NiTi shows great potential in bone repair applications due to its high strength and deformation recovery properties. However, existing NiTi additive structures often face challenges, including structural instability under load and stress shielding due to increased stiffness. Inspired by beetle elytra and cuticles found in nature, various composite biomimetic bone structures have been developed using laser powder bed fusion (LPBF) technology. By comparing the mechanical properties and deformation patterns of composite bionic bone structures with those of single bionic bone structures, this study demonstrates the feasibility of integrating multiple biological features of the same organism into the same skeletal structure.
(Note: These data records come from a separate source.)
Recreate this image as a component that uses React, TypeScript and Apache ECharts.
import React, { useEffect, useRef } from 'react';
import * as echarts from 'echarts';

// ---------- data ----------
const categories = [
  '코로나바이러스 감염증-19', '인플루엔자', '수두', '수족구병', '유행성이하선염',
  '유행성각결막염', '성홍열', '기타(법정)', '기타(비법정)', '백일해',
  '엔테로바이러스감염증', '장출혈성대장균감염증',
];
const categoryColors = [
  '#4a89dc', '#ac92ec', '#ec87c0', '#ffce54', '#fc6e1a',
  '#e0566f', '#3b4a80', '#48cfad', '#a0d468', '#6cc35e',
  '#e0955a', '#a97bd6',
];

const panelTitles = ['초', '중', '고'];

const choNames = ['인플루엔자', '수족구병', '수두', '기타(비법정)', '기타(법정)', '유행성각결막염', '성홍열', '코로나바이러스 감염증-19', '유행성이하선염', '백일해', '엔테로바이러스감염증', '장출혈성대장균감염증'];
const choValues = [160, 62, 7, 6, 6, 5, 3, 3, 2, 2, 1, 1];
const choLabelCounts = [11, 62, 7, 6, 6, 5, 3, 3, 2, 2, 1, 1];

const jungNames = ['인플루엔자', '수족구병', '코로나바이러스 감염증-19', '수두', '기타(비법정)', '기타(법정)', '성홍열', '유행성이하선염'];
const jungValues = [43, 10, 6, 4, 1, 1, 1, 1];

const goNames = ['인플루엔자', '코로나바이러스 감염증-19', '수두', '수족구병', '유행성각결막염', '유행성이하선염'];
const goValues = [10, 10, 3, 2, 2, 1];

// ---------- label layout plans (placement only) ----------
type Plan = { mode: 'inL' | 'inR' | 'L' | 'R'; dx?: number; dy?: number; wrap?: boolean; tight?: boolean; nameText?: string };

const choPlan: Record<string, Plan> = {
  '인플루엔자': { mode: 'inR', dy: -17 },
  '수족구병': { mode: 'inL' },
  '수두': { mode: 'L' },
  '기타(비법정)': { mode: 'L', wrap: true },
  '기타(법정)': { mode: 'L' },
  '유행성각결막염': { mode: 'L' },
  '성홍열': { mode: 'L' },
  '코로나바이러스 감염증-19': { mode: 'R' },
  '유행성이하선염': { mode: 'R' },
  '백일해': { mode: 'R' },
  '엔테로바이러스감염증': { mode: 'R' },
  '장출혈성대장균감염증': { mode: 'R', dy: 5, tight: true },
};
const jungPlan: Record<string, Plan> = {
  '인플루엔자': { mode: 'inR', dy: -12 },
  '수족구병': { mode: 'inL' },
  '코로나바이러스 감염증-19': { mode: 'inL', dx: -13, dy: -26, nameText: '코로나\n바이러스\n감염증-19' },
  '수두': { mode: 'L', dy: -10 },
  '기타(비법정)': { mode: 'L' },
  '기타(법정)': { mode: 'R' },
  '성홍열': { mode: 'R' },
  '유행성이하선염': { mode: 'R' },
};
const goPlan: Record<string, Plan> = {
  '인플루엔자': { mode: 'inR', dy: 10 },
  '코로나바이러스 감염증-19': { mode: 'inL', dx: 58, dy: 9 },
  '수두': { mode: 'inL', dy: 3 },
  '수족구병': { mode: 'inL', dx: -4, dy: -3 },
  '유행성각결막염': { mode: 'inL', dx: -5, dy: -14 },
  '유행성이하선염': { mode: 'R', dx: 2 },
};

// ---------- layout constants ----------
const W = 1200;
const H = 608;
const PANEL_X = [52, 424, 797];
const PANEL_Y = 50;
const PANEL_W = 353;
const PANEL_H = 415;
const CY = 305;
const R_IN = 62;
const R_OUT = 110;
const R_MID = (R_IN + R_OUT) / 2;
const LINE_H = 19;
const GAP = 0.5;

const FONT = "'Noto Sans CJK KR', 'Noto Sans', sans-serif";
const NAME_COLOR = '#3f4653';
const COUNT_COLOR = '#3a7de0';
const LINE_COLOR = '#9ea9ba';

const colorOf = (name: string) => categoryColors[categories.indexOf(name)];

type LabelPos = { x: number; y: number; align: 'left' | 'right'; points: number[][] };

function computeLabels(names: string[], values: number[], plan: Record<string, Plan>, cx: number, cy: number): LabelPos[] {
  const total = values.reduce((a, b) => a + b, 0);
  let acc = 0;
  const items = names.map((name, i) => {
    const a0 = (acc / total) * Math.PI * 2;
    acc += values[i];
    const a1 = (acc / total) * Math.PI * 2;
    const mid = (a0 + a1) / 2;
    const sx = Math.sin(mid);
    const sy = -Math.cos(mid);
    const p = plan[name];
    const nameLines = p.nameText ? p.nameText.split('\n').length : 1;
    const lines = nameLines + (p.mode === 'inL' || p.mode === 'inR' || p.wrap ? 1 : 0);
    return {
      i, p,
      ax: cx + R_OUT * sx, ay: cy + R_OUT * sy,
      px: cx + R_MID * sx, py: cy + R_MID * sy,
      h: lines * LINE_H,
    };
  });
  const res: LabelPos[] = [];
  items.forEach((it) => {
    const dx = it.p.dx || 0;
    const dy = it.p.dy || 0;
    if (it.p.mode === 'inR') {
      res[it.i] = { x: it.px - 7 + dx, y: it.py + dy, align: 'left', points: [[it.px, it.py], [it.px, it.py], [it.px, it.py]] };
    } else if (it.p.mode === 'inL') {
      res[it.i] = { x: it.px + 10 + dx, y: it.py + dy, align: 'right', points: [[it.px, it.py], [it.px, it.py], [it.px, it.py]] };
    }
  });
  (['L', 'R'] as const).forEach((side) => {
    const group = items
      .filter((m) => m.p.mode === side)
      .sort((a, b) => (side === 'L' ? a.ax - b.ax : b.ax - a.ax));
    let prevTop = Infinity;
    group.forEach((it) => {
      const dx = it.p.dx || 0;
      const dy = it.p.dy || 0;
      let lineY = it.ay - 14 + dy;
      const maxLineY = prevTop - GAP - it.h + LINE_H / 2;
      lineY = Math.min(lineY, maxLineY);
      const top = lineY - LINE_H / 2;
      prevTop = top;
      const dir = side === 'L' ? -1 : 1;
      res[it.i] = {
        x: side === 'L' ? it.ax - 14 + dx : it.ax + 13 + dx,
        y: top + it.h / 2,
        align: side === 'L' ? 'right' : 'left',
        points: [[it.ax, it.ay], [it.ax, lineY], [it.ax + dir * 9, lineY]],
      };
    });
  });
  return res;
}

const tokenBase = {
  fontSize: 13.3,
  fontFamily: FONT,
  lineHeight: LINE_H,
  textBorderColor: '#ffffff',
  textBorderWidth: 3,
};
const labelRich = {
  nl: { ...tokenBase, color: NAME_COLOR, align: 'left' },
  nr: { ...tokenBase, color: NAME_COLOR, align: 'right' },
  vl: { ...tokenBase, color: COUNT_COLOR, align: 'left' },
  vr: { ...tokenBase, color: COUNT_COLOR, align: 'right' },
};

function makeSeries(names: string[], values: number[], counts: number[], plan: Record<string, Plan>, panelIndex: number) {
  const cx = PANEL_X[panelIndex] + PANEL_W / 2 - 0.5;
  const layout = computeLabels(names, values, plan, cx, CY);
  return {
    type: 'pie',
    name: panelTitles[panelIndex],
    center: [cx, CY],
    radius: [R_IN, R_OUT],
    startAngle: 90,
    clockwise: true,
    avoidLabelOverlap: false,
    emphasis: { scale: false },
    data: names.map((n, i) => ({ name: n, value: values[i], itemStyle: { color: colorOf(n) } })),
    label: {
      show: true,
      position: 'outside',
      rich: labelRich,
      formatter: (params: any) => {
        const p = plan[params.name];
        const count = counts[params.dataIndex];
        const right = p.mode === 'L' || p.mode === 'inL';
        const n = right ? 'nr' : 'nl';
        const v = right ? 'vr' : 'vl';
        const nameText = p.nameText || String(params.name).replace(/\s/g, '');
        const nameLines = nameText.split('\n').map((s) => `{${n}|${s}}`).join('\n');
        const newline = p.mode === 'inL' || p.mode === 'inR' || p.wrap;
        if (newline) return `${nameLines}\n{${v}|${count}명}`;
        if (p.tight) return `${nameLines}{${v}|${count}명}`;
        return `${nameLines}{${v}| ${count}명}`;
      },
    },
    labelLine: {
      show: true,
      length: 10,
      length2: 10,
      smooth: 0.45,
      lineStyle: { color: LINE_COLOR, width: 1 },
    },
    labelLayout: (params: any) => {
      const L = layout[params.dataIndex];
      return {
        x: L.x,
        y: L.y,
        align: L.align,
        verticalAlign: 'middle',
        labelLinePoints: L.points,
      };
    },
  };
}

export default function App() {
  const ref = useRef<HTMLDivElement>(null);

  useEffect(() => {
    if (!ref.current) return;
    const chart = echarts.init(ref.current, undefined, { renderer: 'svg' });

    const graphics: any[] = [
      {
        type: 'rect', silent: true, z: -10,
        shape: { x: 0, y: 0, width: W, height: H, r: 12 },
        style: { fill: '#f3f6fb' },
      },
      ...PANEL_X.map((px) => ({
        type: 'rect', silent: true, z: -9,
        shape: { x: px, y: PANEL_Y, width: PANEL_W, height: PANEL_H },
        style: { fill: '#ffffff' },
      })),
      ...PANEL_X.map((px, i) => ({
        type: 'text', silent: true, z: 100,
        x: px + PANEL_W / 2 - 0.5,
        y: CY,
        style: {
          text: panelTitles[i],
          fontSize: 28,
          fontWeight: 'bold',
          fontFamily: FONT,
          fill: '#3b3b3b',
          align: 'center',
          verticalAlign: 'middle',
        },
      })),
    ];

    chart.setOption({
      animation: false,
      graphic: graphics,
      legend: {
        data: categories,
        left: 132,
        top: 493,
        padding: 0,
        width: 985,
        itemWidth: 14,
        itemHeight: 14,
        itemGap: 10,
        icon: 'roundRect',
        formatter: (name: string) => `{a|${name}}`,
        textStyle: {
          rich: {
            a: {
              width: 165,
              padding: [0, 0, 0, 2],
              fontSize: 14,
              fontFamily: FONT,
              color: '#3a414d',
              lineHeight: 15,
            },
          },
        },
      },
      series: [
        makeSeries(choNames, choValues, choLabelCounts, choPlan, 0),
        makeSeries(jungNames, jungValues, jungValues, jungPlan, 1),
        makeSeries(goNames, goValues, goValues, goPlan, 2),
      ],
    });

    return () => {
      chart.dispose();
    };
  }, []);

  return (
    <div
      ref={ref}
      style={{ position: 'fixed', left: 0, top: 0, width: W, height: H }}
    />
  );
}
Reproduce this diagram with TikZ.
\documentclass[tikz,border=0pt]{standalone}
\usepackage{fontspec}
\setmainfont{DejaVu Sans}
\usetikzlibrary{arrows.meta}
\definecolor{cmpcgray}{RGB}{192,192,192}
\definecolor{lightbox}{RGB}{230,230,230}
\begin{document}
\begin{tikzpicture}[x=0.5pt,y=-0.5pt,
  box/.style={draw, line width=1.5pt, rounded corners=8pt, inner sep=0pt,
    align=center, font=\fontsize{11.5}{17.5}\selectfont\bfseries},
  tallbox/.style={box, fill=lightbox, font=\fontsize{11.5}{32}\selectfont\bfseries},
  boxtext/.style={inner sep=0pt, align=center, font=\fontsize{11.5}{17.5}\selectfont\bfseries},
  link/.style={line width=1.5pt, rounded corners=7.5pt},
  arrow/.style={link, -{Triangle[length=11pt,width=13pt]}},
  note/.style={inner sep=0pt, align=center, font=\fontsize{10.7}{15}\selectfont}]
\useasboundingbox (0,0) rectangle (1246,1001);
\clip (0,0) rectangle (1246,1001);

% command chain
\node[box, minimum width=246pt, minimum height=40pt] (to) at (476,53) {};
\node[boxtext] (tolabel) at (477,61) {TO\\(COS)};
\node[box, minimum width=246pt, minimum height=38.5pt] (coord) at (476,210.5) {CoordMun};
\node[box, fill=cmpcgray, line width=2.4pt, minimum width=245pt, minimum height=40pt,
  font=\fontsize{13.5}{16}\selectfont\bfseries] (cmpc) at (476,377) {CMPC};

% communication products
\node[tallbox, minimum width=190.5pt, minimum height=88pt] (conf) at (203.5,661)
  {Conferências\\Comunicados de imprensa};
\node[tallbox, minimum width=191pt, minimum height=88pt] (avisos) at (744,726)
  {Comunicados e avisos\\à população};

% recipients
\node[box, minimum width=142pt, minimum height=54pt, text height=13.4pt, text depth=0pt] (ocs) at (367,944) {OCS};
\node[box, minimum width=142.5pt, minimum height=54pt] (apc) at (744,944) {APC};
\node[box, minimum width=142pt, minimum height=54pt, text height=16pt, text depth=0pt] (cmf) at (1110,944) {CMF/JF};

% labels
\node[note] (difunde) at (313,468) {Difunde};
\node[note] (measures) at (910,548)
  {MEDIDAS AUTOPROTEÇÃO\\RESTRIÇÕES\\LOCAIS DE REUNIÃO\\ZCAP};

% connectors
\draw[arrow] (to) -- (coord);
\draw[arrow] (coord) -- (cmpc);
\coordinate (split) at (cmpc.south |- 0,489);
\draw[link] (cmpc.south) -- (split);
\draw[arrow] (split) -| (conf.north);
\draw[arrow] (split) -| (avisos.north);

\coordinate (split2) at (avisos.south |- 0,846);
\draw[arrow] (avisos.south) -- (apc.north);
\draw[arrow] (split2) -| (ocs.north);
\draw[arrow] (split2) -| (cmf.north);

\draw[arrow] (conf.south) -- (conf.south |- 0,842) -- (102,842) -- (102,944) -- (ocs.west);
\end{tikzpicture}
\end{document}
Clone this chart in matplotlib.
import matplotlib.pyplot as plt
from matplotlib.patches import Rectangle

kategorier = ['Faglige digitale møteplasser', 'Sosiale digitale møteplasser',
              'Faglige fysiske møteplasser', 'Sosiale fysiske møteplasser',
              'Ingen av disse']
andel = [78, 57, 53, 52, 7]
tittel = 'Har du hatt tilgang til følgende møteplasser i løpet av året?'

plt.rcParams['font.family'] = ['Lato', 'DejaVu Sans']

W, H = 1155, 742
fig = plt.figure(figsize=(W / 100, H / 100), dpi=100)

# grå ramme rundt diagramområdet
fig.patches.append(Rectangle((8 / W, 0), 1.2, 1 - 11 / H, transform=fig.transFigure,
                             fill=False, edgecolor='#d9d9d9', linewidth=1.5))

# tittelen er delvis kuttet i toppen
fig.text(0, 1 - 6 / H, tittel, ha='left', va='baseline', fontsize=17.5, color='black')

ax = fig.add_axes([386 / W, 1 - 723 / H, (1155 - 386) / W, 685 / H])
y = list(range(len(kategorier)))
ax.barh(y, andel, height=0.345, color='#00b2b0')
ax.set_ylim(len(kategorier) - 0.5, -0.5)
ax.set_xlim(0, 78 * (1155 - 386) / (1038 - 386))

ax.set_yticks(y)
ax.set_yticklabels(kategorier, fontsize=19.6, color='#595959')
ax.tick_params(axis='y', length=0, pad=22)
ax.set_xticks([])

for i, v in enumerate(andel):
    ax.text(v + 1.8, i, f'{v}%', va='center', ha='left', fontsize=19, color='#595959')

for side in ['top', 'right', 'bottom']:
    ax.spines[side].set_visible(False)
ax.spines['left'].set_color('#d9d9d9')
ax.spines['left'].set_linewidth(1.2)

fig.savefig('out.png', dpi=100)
This study used finite element analysis and static compression testing to establish traditional face-centered cubic (FCC) and body-centered cubic (BCC) scaffolds as control groups and compared them with several quadrilateral cross-section composite biomimetic skeleton structures. The comparison results confirm the advantages of the bionic strategy over traditional structures. Additionally, this study compares the effects of geometric cross-sectional shapes on the mechanical properties and deformation patterns of bionic bones. Analysis shows that the hexagonal cross-section bionic beetle symmetric rib structure (BBSRS6) has low modulus, high strength and good stress conduction properties, making it the best skeleton for this study. In addition, the bionic beetle symmetrical rib structure (BBSRS6) achieved a response rate of 98.33 % in the shape memory recovery test, showing good deformation recovery performance and having broad application prospects in the field of bone repair.